Features: A bit of everything
A quick look at the One R’s features list is nigh-on disorienting; there’s so much you can do here that we felt a bit assailed by the choices on offer.
A lot of the shooting modes revolve around AI, where the mobile app basically takes the editing reins and hands them over to a robot. As long as you shoot within certain parameters, you can achieve some very cool-looking clips using these using very little effort. We particularly like the stop motion effect, as shown below.
Other quality of life features include limited voice controls, 5G Wi-Fi (which is best used to link the camera up to your phone running the app), a microSD slot (able to accommodate cards up to 256GB) and a USB Type-C connector for charging and transfer. The battery, meanwhile, will last you about an hour when filming at the top resolution.
Image quality: Sharp and stable
The three available camera units are as follows: a dual-lens 360 camera that captures everything around you; a 4K wide angle camera that offers better image quality from a single forward-facing camera; and a wide angle camera with a 1in sensor (made in partnership with Leica) that offers the best image quality of the lot, particularly in low light situations.

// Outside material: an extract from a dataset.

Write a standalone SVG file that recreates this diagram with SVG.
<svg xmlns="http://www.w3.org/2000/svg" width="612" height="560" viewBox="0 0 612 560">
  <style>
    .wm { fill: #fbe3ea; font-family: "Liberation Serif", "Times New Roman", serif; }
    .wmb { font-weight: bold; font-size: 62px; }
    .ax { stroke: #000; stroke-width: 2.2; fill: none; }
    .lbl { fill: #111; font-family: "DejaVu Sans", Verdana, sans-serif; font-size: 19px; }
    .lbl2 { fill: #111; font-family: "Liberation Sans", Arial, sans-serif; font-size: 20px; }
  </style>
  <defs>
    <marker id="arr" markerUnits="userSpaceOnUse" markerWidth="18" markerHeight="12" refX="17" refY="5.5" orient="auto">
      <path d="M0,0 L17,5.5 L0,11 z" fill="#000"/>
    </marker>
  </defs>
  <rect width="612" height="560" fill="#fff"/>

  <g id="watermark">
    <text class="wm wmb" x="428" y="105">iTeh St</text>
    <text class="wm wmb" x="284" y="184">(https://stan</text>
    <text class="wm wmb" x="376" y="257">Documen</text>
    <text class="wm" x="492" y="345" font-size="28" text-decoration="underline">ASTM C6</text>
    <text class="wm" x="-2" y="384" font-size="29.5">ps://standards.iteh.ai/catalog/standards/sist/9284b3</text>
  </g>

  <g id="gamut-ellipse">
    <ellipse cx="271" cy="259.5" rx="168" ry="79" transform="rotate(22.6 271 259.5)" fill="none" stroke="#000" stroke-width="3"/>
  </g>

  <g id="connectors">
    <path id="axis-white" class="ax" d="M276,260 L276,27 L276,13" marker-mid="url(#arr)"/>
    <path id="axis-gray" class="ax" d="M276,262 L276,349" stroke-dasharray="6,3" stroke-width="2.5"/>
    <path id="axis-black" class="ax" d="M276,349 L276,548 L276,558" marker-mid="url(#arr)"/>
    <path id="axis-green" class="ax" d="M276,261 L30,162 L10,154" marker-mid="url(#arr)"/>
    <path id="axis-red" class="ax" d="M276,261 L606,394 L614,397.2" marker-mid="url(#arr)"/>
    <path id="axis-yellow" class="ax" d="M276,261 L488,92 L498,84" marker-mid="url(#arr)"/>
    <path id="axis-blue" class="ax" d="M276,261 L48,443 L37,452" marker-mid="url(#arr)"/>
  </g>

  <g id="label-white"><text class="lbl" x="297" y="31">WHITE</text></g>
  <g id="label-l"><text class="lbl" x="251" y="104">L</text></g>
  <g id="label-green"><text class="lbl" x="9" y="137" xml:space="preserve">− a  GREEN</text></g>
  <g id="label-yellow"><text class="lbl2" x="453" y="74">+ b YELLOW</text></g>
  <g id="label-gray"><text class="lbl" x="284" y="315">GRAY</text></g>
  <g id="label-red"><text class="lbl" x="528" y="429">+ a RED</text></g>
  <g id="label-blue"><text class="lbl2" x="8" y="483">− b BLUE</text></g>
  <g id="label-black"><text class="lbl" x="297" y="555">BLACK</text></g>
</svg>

Our review package didn’t include the latter of the three, so we can’t speak to the performance of that particular module (which costs £519.99 when purchased with the core and battery units). We did manage to try both of the other modules however, in a package sold for £439.99 as the Twin Edition.

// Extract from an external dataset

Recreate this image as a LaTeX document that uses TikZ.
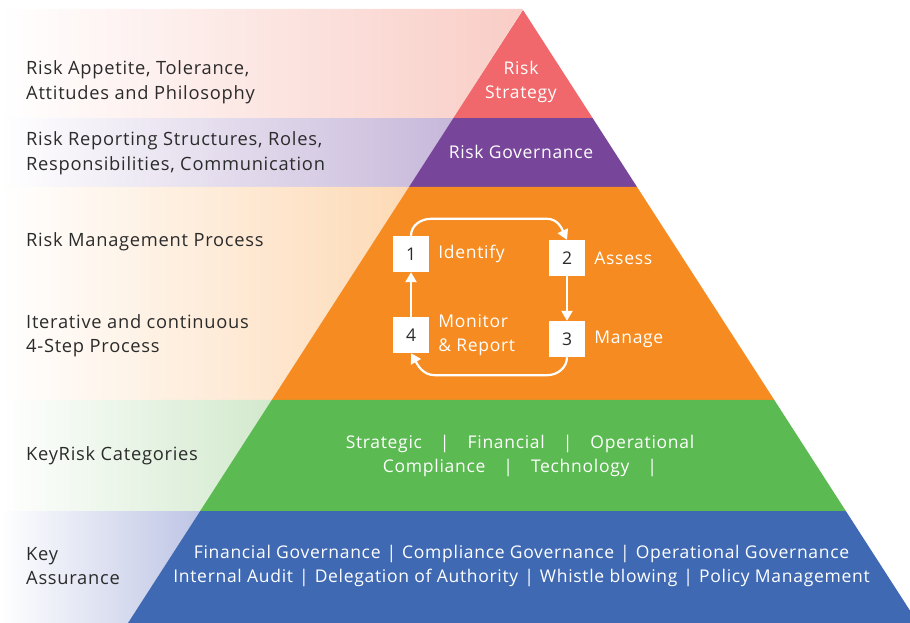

You can shoot in a wide range of resolutions and frame rates, which differ depending on the module you’re shooting with. With the 360 camera, the highest resolution is 5.7K (this sounds high but in practice you’re usually only viewing a small part of the image – so it’s not particularly sharp) and the highest available frame rate is 100fps, but you’ll need to downgrade the resolution to shoot at that speed.
For the 4K wide angle camera, you’re able to shoot in up to 4K (well, duh), which looks sharper than the 360’s 5.7K footage due to it pointing in just one direction with a narrower field-of-view; the top frame rate is 200fps (but again, you’ll have to dial the resolution down to achieve that).
Excellent image stabilisation, decent auto-stitching (as long as you don’t try and film things too close to the 360 camera) and the brilliant “invisible selfie stick” feature make shooting compelling clips a doddle. You don’t need to do a lot except point the camera where you want it – and in fact, with the 360 module you don’t even really need to do that.
Actual image quality is decent rather than stunning, with the sort of detail levels and colours we’d expect to see out-of-the-box from a small action camera. There are HDR and Night Mode alternatives to regular shooting, which add some processing jiggery pokery to proceedings in order to improve clarity in tricky conditions.
We suspect the 1-inch module provides a sharper, cleaner image than either of the ones we’ve used here (that’s kind of its whole deal), but for an action cam we think the 360 and 4K modules are absolutely fine. You can of course edit the files yourself if you’re that way inclined, with RAW stills and flat log videos available.
One thing to note: we did experience some issues with the app crashing or the camera failing to make a recording via the app. We were using a pre-release version of the app at the time, so we can only hope that Insta360 continues to improve the software and firmware throughout the One R’s life cycle.
Insta360 One R verdict
There’s a lot to be said for versatility and user friendliness in an action camera, and the One R delivers on both fronts. It’d take us a month or two to really explore everything this camera can do – and with the firmware and app being frequently updated, even more features and shooting modes could be added in the near future.
As an alternative to a GoPro Hero, the One R is definitely a strong shout – particularly if you see yourself shooting a lot of 360 videos or photos. We suspect GoPro’s reputation for reliability and all-round performance will keep it as the go-to choice for action cam buyers, but if Insta360 continues to support and improve upon its products, it may overtake its closest rival very soon.